Nearly 11% of the shares outstanding in the SPDR S&P 500 ETF (NYSEArca: SPY), the world’s largest ETF by assets, are sold short, “the highest proportion since 2012,” Bloomberg reported citing internal data and data from Markit Securities.

Bearish bets on the PowerShares QQQ (NasdaqGM: QQQ), the NASDAQ-100 tracking ETF are 4.1% of shares outstanding, down from 5.9% last month, according to Bloomberg. The article also notes bearish wagers against an unidentified technology ETF have surged 67% above 12-month average.

The recent performance of U.S. equities shows the shorts are living dangerously. The S&P 500 is up almost 4% in the past month while QQQ is higher by nearly 7% over the same time. Assuming the unidentified tech ETF where bearish wagers are mounting is the Technology Select Sector SPDR (NYSEArca: XLK) or any of its rivals funds, traders are paying a heavy price to short those ETFs.

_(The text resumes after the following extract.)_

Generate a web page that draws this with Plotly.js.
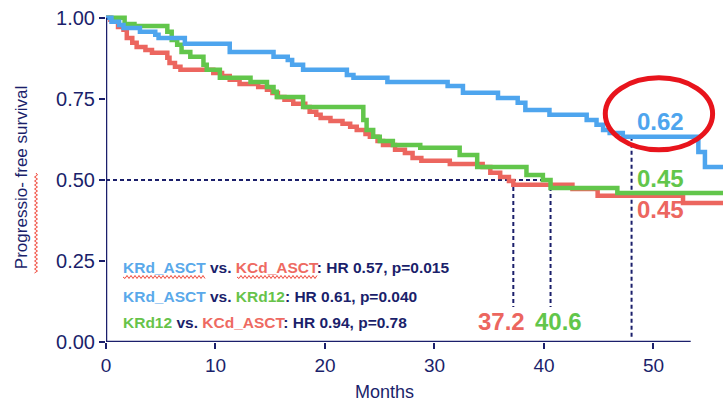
<!DOCTYPE html>
<html>
<head>
<meta charset="utf-8">
<script src="https://cdn.plot.ly/plotly-3.0.1.min.js"></script>
<style>html,body{margin:0;padding:0;background:#fff;}#chart{width:723px;height:405px;}</style>
</head>
<body>
<div id="chart"></div>
<script>
// ---- Data ----
var blueName = "KRd_ASCT";
var blueX = [0, 0.5, 1.2, 1.6, 3.1, 4.5, 4.8, 7.2, 11.3, 15.3, 16.6, 17.0, 18.0, 22.0, 22.6, 25.7, 31.2, 32.6, 35.8, 37.6, 38.3, 40.5, 43.9, 44.8, 45.4, 46.0, 47.2, 54.1, 54.7, 56.4];
var blueY = [1.0, 0.988, 0.978, 0.969, 0.957, 0.948, 0.938, 0.92, 0.895, 0.880, 0.870, 0.855, 0.840, 0.824, 0.815, 0.802, 0.790, 0.769, 0.753, 0.738, 0.716, 0.701, 0.685, 0.670, 0.654, 0.645, 0.633, 0.586, 0.54, 0.54];

var greenName = "KRd12";
var greenX = [0, 1.7, 2.6, 5.6, 6.0, 6.5, 6.9, 7.7, 8.9, 9.2, 10.4, 13.2, 14.7, 15.3, 15.6, 18.0, 23.5, 23.8, 24.4, 25.0, 26.2, 28.7, 32.3, 33.9, 38.4, 39.9, 40.6, 46.7, 56.4];
var greenY = [1.0, 0.981, 0.975, 0.957, 0.932, 0.917, 0.895, 0.880, 0.855, 0.840, 0.815, 0.802, 0.787, 0.772, 0.756, 0.725, 0.685, 0.654, 0.633, 0.620, 0.608, 0.599, 0.577, 0.540, 0.515, 0.50, 0.475, 0.46, 0.46];

var redName = "KCd_ASCT";
var redX = [0, 0.4, 1.1, 1.6, 1.9, 2.4, 2.8, 3.6, 4.2, 5.6, 5.8, 6.3, 6.8, 9.8, 10.6, 11.3, 12.2, 13.9, 14.7, 15.2, 15.7, 16.3, 17.1, 18.2, 18.6, 19.2, 19.6, 20.5, 21.6, 22.3, 22.9, 23.7, 24.1, 24.8, 25.3, 26.4, 27.3, 28.0, 28.8, 31.4, 34.4, 35.1, 36.0, 36.8, 37.2, 42.6, 44.9, 52.7, 56.4];
var redY = [1.0, 0.994, 0.972, 0.963, 0.938, 0.923, 0.910, 0.901, 0.892, 0.877, 0.861, 0.849, 0.840, 0.830, 0.821, 0.809, 0.796, 0.787, 0.778, 0.768, 0.756, 0.747, 0.735, 0.725, 0.710, 0.701, 0.691, 0.682, 0.673, 0.664, 0.654, 0.642, 0.633, 0.620, 0.608, 0.593, 0.583, 0.568, 0.559, 0.549, 0.540, 0.522, 0.509, 0.497, 0.485, 0.472, 0.451, 0.429, 0.429];

// medians (red, green) and 48-month landmark
var medianValues = [37.2, 40.6];
var medianLabels = ["37.2", "40.6"];
var landmarkMonth = 48;
var landmarkLabels = ["0.62", "0.45", "0.45"];

var hrLines = [
  ["KRd_ASCT", "KCd_ASCT", ": HR 0.57, p=0.015"],
  ["KRd_ASCT", "KRd12", ": HR 0.61, p=0.040"],
  ["KRd12", "KCd_ASCT", ": HR 0.94, p=0.78"]
];

var xTicks = [0, 10, 20, 30, 40, 50];
var yTicks = [0, 0.25, 0.5, 0.75, 1.0];

// ---- Styling ----
var NAVY = "#1b1f6b";
var BLUE = "#4ea5ee";
var GREEN = "#62c64b";
var RED = "#ec665f";
var colorOf = {"KRd_ASCT": "#5aa9ea", "KRd12": "#67c34a", "KCd_ASCT": "#ee6a62"};
var FONT = "Liberation Sans, Arial, Helvetica, sans-serif";

// pixel helpers for decorations (plot: x0 at 106px, 10.95 px/month; y0 at 342px, 324.1 px/unit)
function dx(px) { return (px - 106) / 10.95; }
function dy(py) { return (342 - py) / 324.1; }

function stepTrace(x, y, color, name) {
  return {x: x, y: y, type: "scatter", mode: "lines", name: name,
    line: {shape: "hv", color: color, width: 4.5}, hoverinfo: "skip"};
}
var traces = [
  stepTrace(redX, redY, RED, redName),
  stepTrace(greenX, greenY, GREEN, greenName),
  stepTrace(blueX, blueY, BLUE, blueName)
];

var shapes = [];
var dash = {color: NAVY, width: 2, dash: "4px,3px"};
shapes.push({type: "line", xref: "x", yref: "y", x0: 0, x1: Math.max.apply(null, medianValues), y0: 0.5, y1: 0.5, line: dash, layer: "below"});
medianValues.forEach(function (m) {
  shapes.push({type: "line", xref: "x", yref: "y", x0: m, x1: m, y0: 0.5, y1: 0.108, line: dash, layer: "below"});
});
shapes.push({type: "line", xref: "x", yref: "y", x0: landmarkMonth, x1: landmarkMonth, y0: 0.633, y1: 0.015, line: dash, layer: "below"});
// axis lines
shapes.push({type: "line", xref: "x", yref: "y", x0: 0, x1: 0, y0: 0, y1: 1.0, line: {color: NAVY, width: 2.5}});
shapes.push({type: "line", xref: "x", yref: "y", x0: 0, x1: 53.4, y0: 0, y1: 0, line: {color: NAVY, width: 2.5}});
// red ellipse
shapes.push({type: "circle", xref: "x", yref: "y", x0: 45.6, x1: 55.4, y0: 0.593, y1: 0.815, line: {color: "#e8141c", width: 5}});

// spell-check style wavy underlines
function wavyH(px0, px1, py) {
  var p = "M " + dx(px0) + "," + dy(py);
  var k = 0;
  for (var x = px0 + 2; x <= px1; x += 2) { k++; p += " L " + dx(x) + "," + dy(py + (k % 2 ? 1.5 : -1.5)); }
  return {type: "path", xref: "x", yref: "y", path: p, line: {color: "#f0483a", width: 1}};
}
function wavyVPaper(px, py0, py1) {
  // vertical wavy line outside the plot area, in paper coordinates
  function pxp(v) { return (v - 106) / 617; }
  function pyp(v) { return (342 - v) / 329; }
  var p = "M " + pxp(px) + "," + pyp(py0);
  var k = 0;
  for (var y = py0 + 2; y <= py1; y += 2) { k++; p += " L " + pxp(px + (k % 2 ? 1.5 : -1.5)) + "," + pyp(y); }
  return {type: "path", xref: "paper", yref: "paper", path: p, line: {color: "#f0483a", width: 1}};
}
shapes.push(wavyH(123, 206, 277));
shapes.push(wavyH(237, 318, 277));
shapes.push(wavyVPaper(36, 173, 273));

var annotations = [];
var hrY = [0.231, 0.139, 0.059];
hrLines.forEach(function (l, i) {
  var t = "<b><span style='color:" + colorOf[l[0]] + "'>" + l[0] + "</span> vs. <span style='color:" + colorOf[l[1]] + "'>" + l[1] + "</span>" + l[2] + "</b>";
  annotations.push({xref: "x", yref: "y", x: 1.4, y: hrY[i], xanchor: "left", yanchor: "middle", showarrow: false,
    text: t, font: {family: FONT, size: 15.5, color: NAVY}});
});
var medColors = [RED, GREEN];
var medX = [36.1, 41.3];
medianLabels.forEach(function (lab, i) {
  annotations.push({xref: "x", yref: "y", x: medX[i], y: 0.062, xanchor: "center", yanchor: "middle", showarrow: false,
    text: "<b>" + lab + "</b>", font: {family: FONT, size: 24, color: medColors[i]}});
});
var lmColors = [BLUE, GREEN, RED];
var lmY = [0.68, 0.505, 0.41];
landmarkLabels.forEach(function (lab, i) {
  annotations.push({xref: "x", yref: "y", x: 50.6, y: lmY[i], xanchor: "center", yanchor: "middle", showarrow: false,
    text: "<b>" + lab + "</b>", font: {family: FONT, size: 24, color: lmColors[i]}});
});
annotations.push({xref: "x", yref: "paper", x: 25.4, y: -0.152, yanchor: "middle", xanchor: "center", showarrow: false,
  text: "Months", font: {family: FONT, size: 18, color: NAVY}});

var layout = {
  width: 723, height: 405,
  margin: {l: 106, r: 0, t: 13, b: 63, pad: 0},
  paper_bgcolor: "#ffffff", plot_bgcolor: "#ffffff",
  showlegend: false,
  font: {family: FONT, color: NAVY},
  xaxis: {range: [0, 56.35], tickvals: xTicks, ticktext: xTicks.map(String), showgrid: false, zeroline: false, showline: false,
    ticks: "outside", ticklen: 6, tickwidth: 2, tickcolor: NAVY, tickfont: {family: FONT, size: 19, color: NAVY}, fixedrange: true},
  yaxis: {range: [0, 1.015], tickvals: yTicks, ticktext: yTicks.map(function (v) { return v.toFixed(2); }), showgrid: false, zeroline: false, showline: false,
    ticks: "outside", ticklen: 6, tickwidth: 2, tickcolor: NAVY, tickfont: {family: FONT, size: 20, color: NAVY},
    title: {text: "Progressio- free survival", font: {family: FONT, size: 17, color: NAVY}, standoff: 24}, fixedrange: true},
  shapes: shapes,
  annotations: annotations
};

Plotly.newPlot("chart", traces, layout, {displayModeBar: false, staticPlot: true});
</script>
</body>
</html>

Buoyed by Apple’s (NasdaqGS: AAPL) resurgence and the sturdiness of a plethora of old school tech stocks even as Internet and social media names have struggled, XLK is up 8.2% year-to-date. [Old Tech, New Tech in One ETF]

Other sector and industry ETFs have high levels of short interest despite recently impressive performances. The iShares Nasdaq Biotechnology ETF (NasdaqGM: IBB) is up 9% in the past month while theSPDR S&P Biotech ETF (NYSEArca: XBI) is up 11.5% over the same time with the benefit of a 6.2% gain Monday.